DATA BLOCK:
◇ ◇ ◇ ◇ ◇ ◇ ◇
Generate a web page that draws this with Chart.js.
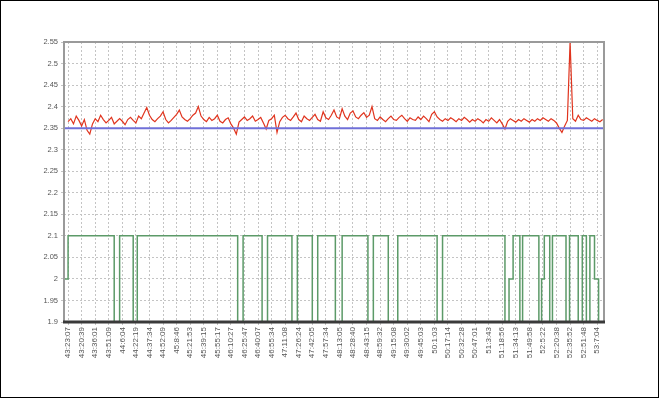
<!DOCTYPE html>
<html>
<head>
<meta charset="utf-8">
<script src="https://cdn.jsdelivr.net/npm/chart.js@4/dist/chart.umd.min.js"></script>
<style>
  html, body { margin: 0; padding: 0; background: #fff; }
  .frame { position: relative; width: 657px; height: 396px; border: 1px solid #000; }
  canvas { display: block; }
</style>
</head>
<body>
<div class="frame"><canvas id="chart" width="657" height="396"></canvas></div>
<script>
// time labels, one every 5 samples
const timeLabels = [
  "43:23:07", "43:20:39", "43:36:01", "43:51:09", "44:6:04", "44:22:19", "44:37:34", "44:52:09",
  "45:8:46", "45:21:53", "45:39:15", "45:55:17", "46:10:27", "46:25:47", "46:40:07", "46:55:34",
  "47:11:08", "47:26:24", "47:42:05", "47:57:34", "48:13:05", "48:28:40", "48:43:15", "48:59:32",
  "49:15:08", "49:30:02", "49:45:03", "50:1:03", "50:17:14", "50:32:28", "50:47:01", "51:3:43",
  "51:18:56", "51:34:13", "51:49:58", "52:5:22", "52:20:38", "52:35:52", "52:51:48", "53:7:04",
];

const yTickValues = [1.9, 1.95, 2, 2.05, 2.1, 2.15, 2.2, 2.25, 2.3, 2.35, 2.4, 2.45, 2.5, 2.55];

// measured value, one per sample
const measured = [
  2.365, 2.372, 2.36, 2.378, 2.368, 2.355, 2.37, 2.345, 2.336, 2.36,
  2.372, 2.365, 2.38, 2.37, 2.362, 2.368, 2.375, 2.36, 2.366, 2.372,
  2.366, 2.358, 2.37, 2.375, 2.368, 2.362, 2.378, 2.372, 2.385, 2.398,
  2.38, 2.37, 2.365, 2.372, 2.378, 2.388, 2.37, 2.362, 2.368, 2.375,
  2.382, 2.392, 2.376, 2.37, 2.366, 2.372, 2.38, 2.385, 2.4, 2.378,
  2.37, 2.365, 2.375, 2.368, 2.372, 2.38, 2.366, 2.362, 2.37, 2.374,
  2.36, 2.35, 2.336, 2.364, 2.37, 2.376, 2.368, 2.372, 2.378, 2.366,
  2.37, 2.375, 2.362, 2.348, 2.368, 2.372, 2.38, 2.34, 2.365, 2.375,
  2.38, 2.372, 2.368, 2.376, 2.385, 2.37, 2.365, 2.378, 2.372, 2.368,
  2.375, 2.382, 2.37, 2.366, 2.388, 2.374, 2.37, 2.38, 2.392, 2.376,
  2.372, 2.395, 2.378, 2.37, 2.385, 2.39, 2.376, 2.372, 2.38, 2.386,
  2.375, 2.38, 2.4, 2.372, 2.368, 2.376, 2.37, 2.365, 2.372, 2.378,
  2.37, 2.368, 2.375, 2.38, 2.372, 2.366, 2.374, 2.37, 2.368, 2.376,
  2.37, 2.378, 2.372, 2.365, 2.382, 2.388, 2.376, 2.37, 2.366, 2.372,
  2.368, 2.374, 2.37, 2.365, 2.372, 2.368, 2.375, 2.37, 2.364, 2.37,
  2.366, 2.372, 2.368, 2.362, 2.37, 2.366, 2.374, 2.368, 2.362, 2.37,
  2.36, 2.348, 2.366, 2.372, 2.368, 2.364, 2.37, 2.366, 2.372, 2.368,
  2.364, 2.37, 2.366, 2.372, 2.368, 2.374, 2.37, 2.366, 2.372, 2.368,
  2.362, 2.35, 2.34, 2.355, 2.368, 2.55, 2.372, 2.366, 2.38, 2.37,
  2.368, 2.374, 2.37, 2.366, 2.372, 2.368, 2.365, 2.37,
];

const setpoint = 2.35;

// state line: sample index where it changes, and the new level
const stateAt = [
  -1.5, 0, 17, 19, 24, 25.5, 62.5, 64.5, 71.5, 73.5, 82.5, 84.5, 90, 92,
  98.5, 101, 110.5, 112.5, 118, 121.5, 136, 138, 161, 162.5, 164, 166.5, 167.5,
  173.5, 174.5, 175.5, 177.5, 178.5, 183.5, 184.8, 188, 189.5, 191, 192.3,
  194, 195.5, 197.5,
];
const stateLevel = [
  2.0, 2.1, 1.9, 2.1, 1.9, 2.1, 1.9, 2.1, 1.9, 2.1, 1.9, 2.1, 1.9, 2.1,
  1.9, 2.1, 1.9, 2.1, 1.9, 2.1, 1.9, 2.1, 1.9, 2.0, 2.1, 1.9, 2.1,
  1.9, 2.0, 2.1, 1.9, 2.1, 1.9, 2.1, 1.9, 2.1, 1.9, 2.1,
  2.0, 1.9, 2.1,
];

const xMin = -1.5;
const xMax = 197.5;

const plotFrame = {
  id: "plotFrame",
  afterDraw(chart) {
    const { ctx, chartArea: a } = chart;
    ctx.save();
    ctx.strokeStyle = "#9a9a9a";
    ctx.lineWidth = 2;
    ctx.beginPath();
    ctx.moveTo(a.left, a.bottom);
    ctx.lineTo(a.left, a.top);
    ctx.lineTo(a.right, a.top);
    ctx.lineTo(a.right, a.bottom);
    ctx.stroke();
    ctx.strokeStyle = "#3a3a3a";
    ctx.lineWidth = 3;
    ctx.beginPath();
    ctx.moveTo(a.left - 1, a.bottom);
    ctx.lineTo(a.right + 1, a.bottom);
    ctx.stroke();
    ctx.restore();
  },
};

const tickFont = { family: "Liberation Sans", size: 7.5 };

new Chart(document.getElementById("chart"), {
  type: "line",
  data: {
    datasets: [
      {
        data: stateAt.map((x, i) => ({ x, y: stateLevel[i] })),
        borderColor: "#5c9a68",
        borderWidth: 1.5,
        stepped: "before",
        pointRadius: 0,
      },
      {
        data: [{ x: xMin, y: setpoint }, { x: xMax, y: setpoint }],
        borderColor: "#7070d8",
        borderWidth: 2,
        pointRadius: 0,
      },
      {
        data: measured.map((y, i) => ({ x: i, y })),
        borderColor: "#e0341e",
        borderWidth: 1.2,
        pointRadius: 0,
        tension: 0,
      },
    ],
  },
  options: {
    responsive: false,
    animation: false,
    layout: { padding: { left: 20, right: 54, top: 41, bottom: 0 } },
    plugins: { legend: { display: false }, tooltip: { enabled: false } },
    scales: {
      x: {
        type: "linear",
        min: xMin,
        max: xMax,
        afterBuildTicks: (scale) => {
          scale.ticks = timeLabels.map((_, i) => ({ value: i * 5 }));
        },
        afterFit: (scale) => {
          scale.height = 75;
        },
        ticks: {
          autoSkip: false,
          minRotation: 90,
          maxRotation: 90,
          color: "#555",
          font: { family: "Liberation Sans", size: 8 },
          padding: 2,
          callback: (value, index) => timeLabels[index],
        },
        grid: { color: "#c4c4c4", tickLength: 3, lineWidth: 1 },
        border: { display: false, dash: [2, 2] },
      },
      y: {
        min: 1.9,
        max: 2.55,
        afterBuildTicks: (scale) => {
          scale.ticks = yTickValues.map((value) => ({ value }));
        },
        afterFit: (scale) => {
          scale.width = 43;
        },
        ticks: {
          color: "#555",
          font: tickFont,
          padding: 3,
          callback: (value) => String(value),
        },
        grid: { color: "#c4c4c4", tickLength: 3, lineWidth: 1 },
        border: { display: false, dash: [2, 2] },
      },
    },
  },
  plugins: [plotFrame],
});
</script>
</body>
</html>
◇ ◇ ◇ ◇ ◇ ◇ ◇
EXERCISE: Give again, exactly, the lines from the start of the data through the one holding "2.45, 2.5, 2.55];"; omit the pictures.

THE OUTPUT:
Generate a web page that draws this with Chart.js.
<!DOCTYPE html>
<html>
<head>
<meta charset="utf-8">
<script src="https://cdn.jsdelivr.net/npm/chart.js@4/dist/chart.umd.min.js"></script>
<style>
  html, body { margin: 0; padding: 0; background: #fff; }
  .frame { position: relative; width: 657px; height: 396px; border: 1px solid #000; }
  canvas { display: block; }
</style>
</head>
<body>
<div class="frame"><canvas id="chart" width="657" height="396"></canvas></div>
<script>
// time labels, one every 5 samples
const timeLabels = [
  "43:23:07", "43:20:39", "43:36:01", "43:51:09", "44:6:04", "44:22:19", "44:37:34", "44:52:09",
  "45:8:46", "45:21:53", "45:39:15", "45:55:17", "46:10:27", "46:25:47", "46:40:07", "46:55:34",
  "47:11:08", "47:26:24", "47:42:05", "47:57:34", "48:13:05", "48:28:40", "48:43:15", "48:59:32",
  "49:15:08", "49:30:02", "49:45:03", "50:1:03", "50:17:14", "50:32:28", "50:47:01", "51:3:43",
  "51:18:56", "51:34:13", "51:49:58", "52:5:22", "52:20:38", "52:35:52", "52:51:48", "53:7:04",
];

const yTickValues = [1.9, 1.95, 2, 2.05, 2.1, 2.15, 2.2, 2.25, 2.3, 2.35, 2.4, 2.45, 2.5, 2.55];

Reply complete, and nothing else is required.